Investors have flocked to First Energy as the company reiterated its commitment to woody biomass, increased its dividends and as an equity analyst highlighted the company’s strong growth potential.
“Our profitability is extremely high under the feed-in tariff scheme,” CEO Tomotada Shimazaki said in an interview in Tokyo on Thursday, referring to Japan’s clean-energy incentives. “That’s because we’ve been in the biomass power generation business for 10 years and our generation cost is lower than competitors as we internalize our businesses to avoid paying extra expenses.”
After a global deal reached in December to tackle climate change, the company expects an increase in demand for low-emission, base-load power facilities, such as biomass.

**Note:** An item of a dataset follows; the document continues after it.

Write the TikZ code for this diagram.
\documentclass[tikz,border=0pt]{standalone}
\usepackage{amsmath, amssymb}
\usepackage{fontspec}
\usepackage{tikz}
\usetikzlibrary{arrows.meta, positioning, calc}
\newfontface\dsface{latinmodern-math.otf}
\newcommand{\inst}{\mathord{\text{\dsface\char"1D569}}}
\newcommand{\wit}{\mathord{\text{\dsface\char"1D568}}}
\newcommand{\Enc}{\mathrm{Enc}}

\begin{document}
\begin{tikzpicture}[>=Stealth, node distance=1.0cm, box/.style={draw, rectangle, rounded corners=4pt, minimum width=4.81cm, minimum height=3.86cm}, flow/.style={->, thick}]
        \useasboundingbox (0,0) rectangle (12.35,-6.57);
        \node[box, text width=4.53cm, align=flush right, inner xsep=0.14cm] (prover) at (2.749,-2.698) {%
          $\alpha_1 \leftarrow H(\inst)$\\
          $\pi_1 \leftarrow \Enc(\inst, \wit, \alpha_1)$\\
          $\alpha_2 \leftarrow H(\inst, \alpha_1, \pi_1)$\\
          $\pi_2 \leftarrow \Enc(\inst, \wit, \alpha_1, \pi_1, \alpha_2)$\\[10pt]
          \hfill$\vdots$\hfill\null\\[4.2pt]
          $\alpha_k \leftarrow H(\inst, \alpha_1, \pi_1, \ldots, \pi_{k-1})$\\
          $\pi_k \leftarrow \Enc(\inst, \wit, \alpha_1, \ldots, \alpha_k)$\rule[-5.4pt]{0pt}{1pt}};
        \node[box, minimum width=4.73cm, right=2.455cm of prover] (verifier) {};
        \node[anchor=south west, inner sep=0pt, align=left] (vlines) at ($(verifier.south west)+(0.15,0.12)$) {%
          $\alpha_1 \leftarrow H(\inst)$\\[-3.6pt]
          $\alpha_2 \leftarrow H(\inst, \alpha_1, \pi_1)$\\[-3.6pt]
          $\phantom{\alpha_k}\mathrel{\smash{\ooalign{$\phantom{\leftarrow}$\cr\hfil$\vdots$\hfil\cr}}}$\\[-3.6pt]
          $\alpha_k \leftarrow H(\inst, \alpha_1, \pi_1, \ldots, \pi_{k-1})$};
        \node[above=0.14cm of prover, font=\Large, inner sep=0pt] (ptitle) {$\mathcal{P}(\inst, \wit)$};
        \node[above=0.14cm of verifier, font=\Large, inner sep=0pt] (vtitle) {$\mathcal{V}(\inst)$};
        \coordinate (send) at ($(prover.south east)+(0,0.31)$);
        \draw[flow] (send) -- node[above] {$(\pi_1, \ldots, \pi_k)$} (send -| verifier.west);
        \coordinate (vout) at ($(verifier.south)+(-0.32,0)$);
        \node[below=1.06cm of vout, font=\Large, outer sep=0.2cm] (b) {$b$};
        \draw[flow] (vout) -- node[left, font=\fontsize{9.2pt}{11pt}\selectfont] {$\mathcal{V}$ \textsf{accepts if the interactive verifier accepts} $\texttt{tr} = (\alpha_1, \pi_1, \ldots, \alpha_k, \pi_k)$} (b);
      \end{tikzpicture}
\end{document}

First Energy has restructured its business units to focus on woody biomasss facilities, operation and fuel, expecting strong government subsidies to continue backing its vision, it said in a mid-term plan released this month. As part of its reorganization, the company said on Monday that it would shed its sole solar power project.
“Solar isn’t as exciting a business as biomass,” said Shimazaki, who was a derivatives trader before joining First Energy in 2005. According to Shimazaki, First Energy is stronger than its competitors because it has its hands in the entire biomass supply chain — from construction and operation to fuel procurement and resource development.
Woody biomass refers to several kinds of wood material ranging from branches and leaves to recycled building material that can be used as a source of fuel. Biomass has spurred the interest of clean-energy producers in Japan since the Fukushima disaster in 2011 ushered in a program of government incentives to encourage renewables.
Depending on the type of wood product burned, woody biomass tariffs can be as high as 40 yen per kilowatt hour — making it one of the most cost-competitive renewable energy sources.
First Energy currently operates two woody biomass facilities, with plans to start a third unit in September and begin construction of a fourth unit by 2019, it said in its mid-term plan. The company will invest in additional facilities as long as the government’s incentive program for clean energy continues to provide support, Shimazaki said.
“Solar does not create jobs or business opportunities in local communities whlie biomass creates businesses and has a potential for job creation,” Shimazaki said.
The new facility in Oita prefecture that’s set to start this year is 18 MW in capacity and will boost the company’s profit by 1.2 billion yen ($11 million) per year when fully operational in two years, Koichi Hariya, an analyst at Ichiyoshi Research Institute Inc., said in a note dated May 23.
The company, founded in 1997, plans to continue developing wood fuel and resources, as well as offering its expertise to companies planning to or currently operating biomass facilities.
The company’s strength is the operation of biomass facilities and fuel procurement, according to Hariya. Citing First Energy’s strong profit growth potential, Hariya expects the stock to reach 1,000 yen, more than double the price when he made his estimate in his May 23 report.
First Energy uses advanced technology to survey and locate wood resources, lowering cost and improving the quality of fuel for biomass facilities. Fuel makes up about 70 percent of biomass’ total operating costs, according to figures from the Japanese government. The company’s facilities operate at capacity above 90 percent, compared to around 85 percent for the average biomass plant, according to Shimazaki.
First Energy expects to make an operating profit of 2.7 billion yen in the fiscal year ending June 2019, according to a mid-term presentation released last week. That compares with the company’s 1.6 billion yen operating profit in the fiscal year ended June 2015.
The company increased its dividend forecast last week to 5 yen for the current fiscal year ending June 30 from 3 yen, and expects to raise it again next year, according to Shimazaki.